Perché si studiano le nuvole

Marzo, primavera, sole, alberi fioriti. E invece no: marzo, pioggia, neve e gelo, come insegna la cronaca degli scorsi giorni. Il tempo, si sa, è imprevedibile e le previsioni hanno un margine di incertezza. Alcuni fattori fondamentali, che sono importanti non solo nel tempo meteorologico ma a lungo termine anche nel clima, sono estremamente difficili da studiare. Tra questi ci sono le nuvole. Oggetti così misteriosi da interessare persino il Cern, dove l’esperimento Cloud cerca di far luce sui meccanismi di formazione delle nuvole e di capire il loro ruolo sul cambiamento climatico (una previsione globale a lungo termine).

Ma al Cern non sono gli unici a interessarsi di nuvole: il team di David Romps della University of California di Berkeley, per esempio, dal 2011 si è concentrato sullo studio della velocità verticale delle nuvole, ovvero indaga il modo in cui queste masse si innalzano nel cielo, mentre quello di Yen-Ting Hwang della University of Washington, come racconta The Verge, studia l’importanza delle nuvole nei sistemi di previsione meteo per le zone tropicali.

Capire la dinamica delle nuvole non è importante solo per le previsioni a breve termine, come spiega lo stesso Hwang: “Quanto caldo diventerà il clima dipenderà in gran parte da come le nuvole cambieranno in futuro”. Ma simulare il loro comportamento, e di qui quello del clima, è tecnicamente molto difficile. Gli stessi Global Climate Models con cui molti climatologi studiano gli effetti dell’aumento delle emissioni di CO 2 a livello globale attraverso analisi complesse su supercomputer sono limitati, modellando per lo più fenomeni atmosferici molto grandi (intorno ai 100 chilometri). Le nuvole invece sono oggetti relativamente piccoli, dell’ordine del chilometro, che richiedono sistemi di simulazione tagliati su scala.

Ragion per cui negli ultimi tempi gli sforzi per colmare questo gap sono aumentati, cercando di mettere a punto dei sistemi che modellino il comportamento delle nuvole come piccolo fenomeno atmosferico, che lavorino a partire dai dati di temperatura e umidità di una singola colonna d’aria, per esempio collezionando informazioni reali acquisiti da satelliti e aeroplani.
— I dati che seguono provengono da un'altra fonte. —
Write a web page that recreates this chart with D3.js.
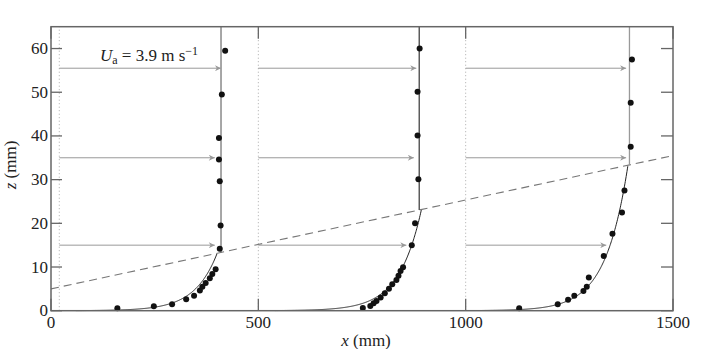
<!DOCTYPE html>
<html><head><meta charset="utf-8">
<script src="https://cdn.jsdelivr.net/npm/d3@7"></script>
<style>body{margin:0;background:#fff}svg{display:block}</style>
</head><body><svg id="c" width="708" height="349"></svg>
<script>
// ---- data ----
const xTicks = [0, 500, 1000, 1500];
const yTicks = [0, 10, 20, 30, 40, 50, 60];
const profileX0 = [20, 500, 1000];          // profile origins (mm)
const profileU = [390, 388, 395];           // free-stream offset (mm)
const logZ0 = [0.0114, 0.0159, 0.0237];     // log-law roughness fit (mm)
const logC = 54;                            // log-law scale (mm per e-fold)
const blX = [0, 1500];                      // boundary-layer edge (dashed)
const blZ = [5, 35.5];
const arrowZ = [55.5, 35, 15];
const arrowEnd = [[410, 395, 395], [881, 875, 857], [1387, 1387, 1339]];
const dots1 = [[420,59.5],[412,49.5],[405,39.5],[405,34.6],[407,29.6],[409,19.5],[407,14.2],[397,9.5],[389,8.4],[383,7.4],[373,6.35],[365,5.5],[359,4.6],[345,3.45],[326,2.6],[292,1.5],[248,1.0],[160,0.55]];
const dots2 = [[889,60],[884,50.1],[884,40.1],[886,30.1],[878,20],[870,15],[849,9.95],[843,9.1],[838,8.0],[833,7.0],[823,6.05],[815,5.05],[805,4.0],[795,3.0],[785,2.2],[778,1.7],[770,1.1],[752,0.6]];
const dots3 = [[1401,57.5],[1398,47.6],[1398,37.5],[1383,27.5],[1377,22.5],[1354,17.6],[1333,12.5],[1297,7.6],[1292,5.5],[1284,4.5],[1262,3.45],[1247,2.5],[1222,1.5],[1129,0.55]];
const dots = [dots1, dots2, dots3];

// ---- chart ----
const FONT = "'Liberation Serif', 'Times New Roman', Times, serif";
const lineColors = ["#777", "#444", "#999"];
const svg = d3.select("#c");
const L = 51, R = 673, T = 26.7, B = 310.7;
const x = d3.scaleLinear().domain([0, 1500]).range([L, R]);
const y = d3.scaleLinear().domain([0, 65]).range([B, T]);
const blSlope = (blZ[1] - blZ[0]) / (blX[1] - blX[0]);
const blAt = xv => blZ[0] + blSlope * (xv - blX[0]);

const defs = svg.append("defs");
defs.append("marker").attr("id", "ah").attr("viewBox", "0 0 10 10").attr("refX", 10).attr("refY", 5)
  .attr("markerWidth", 9).attr("markerHeight", 6).attr("markerUnits", "userSpaceOnUse").attr("orient", "auto")
  .append("path").attr("d", "M0,0 L10,5 L0,10 L3,5 Z").attr("fill", "#999");

profileX0.forEach(x0 => {
  svg.append("line").attr("x1", x(x0)).attr("x2", x(x0)).attr("y1", B).attr("y2", T)
    .attr("stroke", "#aaa").attr("stroke-width", 1).attr("stroke-dasharray", "1,2.5");
});

svg.append("line").attr("x1", x(blX[0])).attr("y1", y(blZ[0])).attr("x2", x(blX[1])).attr("y2", y(blZ[1]))
  .attr("stroke", "#777").attr("stroke-width", 1.1).attr("stroke-dasharray", "8,5");

profileX0.forEach((x0, i) => {
  const xv = x0 + profileU[i];
  svg.append("line").attr("x1", x(xv)).attr("x2", x(xv)).attr("y1", y(blAt(xv))).attr("y2", T)
    .attr("stroke", lineColors[i]).attr("stroke-width", 1.3);
  const pts = [];
  for (let xx = x0 + 40; xx <= xv + 5; xx += 1) {
    const z = logZ0[i] * Math.exp((xx - x0) / logC);
    if (z > blAt(xx)) break;
    pts.push([xx, z]);
  }
  svg.append("path").attr("d", d3.line().x(d => x(d[0])).y(d => y(d[1]))(pts))
    .attr("fill", "none").attr("stroke", "#222").attr("stroke-width", 1);
  arrowZ.forEach((z, j) => {
    svg.append("line").attr("x1", x(x0)).attr("x2", x(arrowEnd[i][j])).attr("y1", y(z)).attr("y2", y(z))
      .attr("stroke", "#999").attr("stroke-width", 1).attr("marker-end", "url(#ah)");
  });
  svg.selectAll(null).data(dots[i]).enter().append("circle")
    .attr("cx", d => x(d[0])).attr("cy", d => y(d[1])).attr("r", 3).attr("fill", "#111");
});

svg.append("rect").attr("x", L).attr("y", T).attr("width", R - L).attr("height", B - T)
  .attr("fill", "none").attr("stroke", "#666").attr("stroke-width", 1.5);

const tk = 12;
const FS = 17;
const txt = () => svg.append("text").attr("font-family", FONT).attr("fill", "#222").attr("font-size", FS);
xTicks.forEach(t => {
  svg.append("line").attr("x1", x(t)).attr("x2", x(t)).attr("y1", B).attr("y2", B - tk).attr("stroke", "#666").attr("stroke-width", 1.3);
  svg.append("line").attr("x1", x(t)).attr("x2", x(t)).attr("y1", T).attr("y2", T + tk).attr("stroke", "#666").attr("stroke-width", 1.3);
  txt().attr("x", x(t)).attr("y", B + 17).attr("text-anchor", "middle").text(t);
});
yTicks.forEach(t => {
  svg.append("line").attr("x1", L).attr("x2", L + 11).attr("y1", y(t)).attr("y2", y(t)).attr("stroke", "#666").attr("stroke-width", 1.3);
  svg.append("line").attr("x1", R).attr("x2", R - 12).attr("y1", y(t)).attr("y2", y(t)).attr("stroke", "#666").attr("stroke-width", 1.3);
  txt().attr("x", L - 3).attr("y", y(t) + 5.5).attr("text-anchor", "end").text(t);
});

const xl = txt().attr("x", 366).attr("y", 346).attr("text-anchor", "middle");
xl.append("tspan").attr("font-style", "italic").text("x");
xl.append("tspan").text(" (mm)");
const yl = txt().attr("transform", "translate(16,165) rotate(-90)").attr("text-anchor", "middle");
yl.append("tspan").attr("font-style", "italic").text("z");
yl.append("tspan").text(" (mm)");

const ann = txt().attr("x", 100).attr("y", 61);
ann.append("tspan").attr("font-style", "italic").text("U");
ann.append("tspan").attr("font-size", 12).attr("dy", 3).text("a");
ann.append("tspan").attr("dy", -3).text(" = 3.9 m s");
ann.append("tspan").attr("font-size", 12).attr("dy", -6).text("\u22121");
</script></body></html>
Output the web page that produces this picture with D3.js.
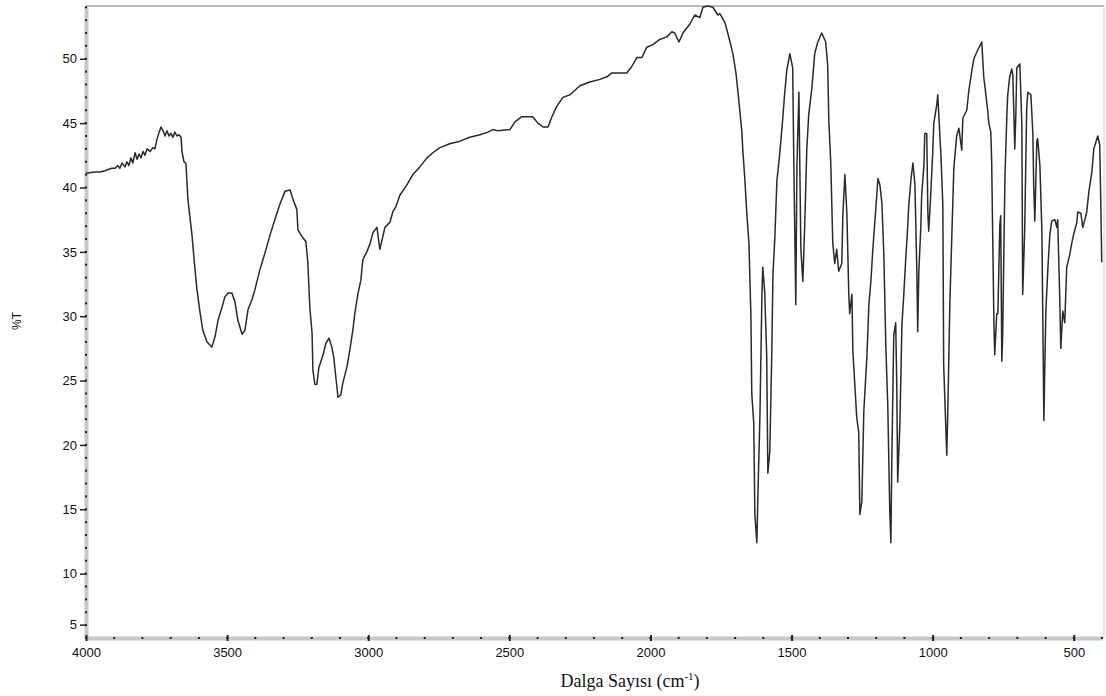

L’idea quindi è quella di lavorare su piccoli modelli per integrarli su quelli a scala più grande, così da migliorare anche anche le previsioni. Perché capire il comportamento delle nuvole significa anche capire meglio quanto davvero le temperature potrebbero innalzarsi nei prossimi anni (un range variabile, secondo gli attuali modelli, basati su un raddoppio delle emissioni rispetto ai livelli preindustriali, tra gli 1,5°C e i 4,5°C). Perché, come spiega Romps, “che ci piaccia o meno vedremo presto quali sono stati gli effetti dell’ aumento della CO2 sul nostro pianeta. Ma ci piacerebbe avere qualche previsione prima che questo accada”.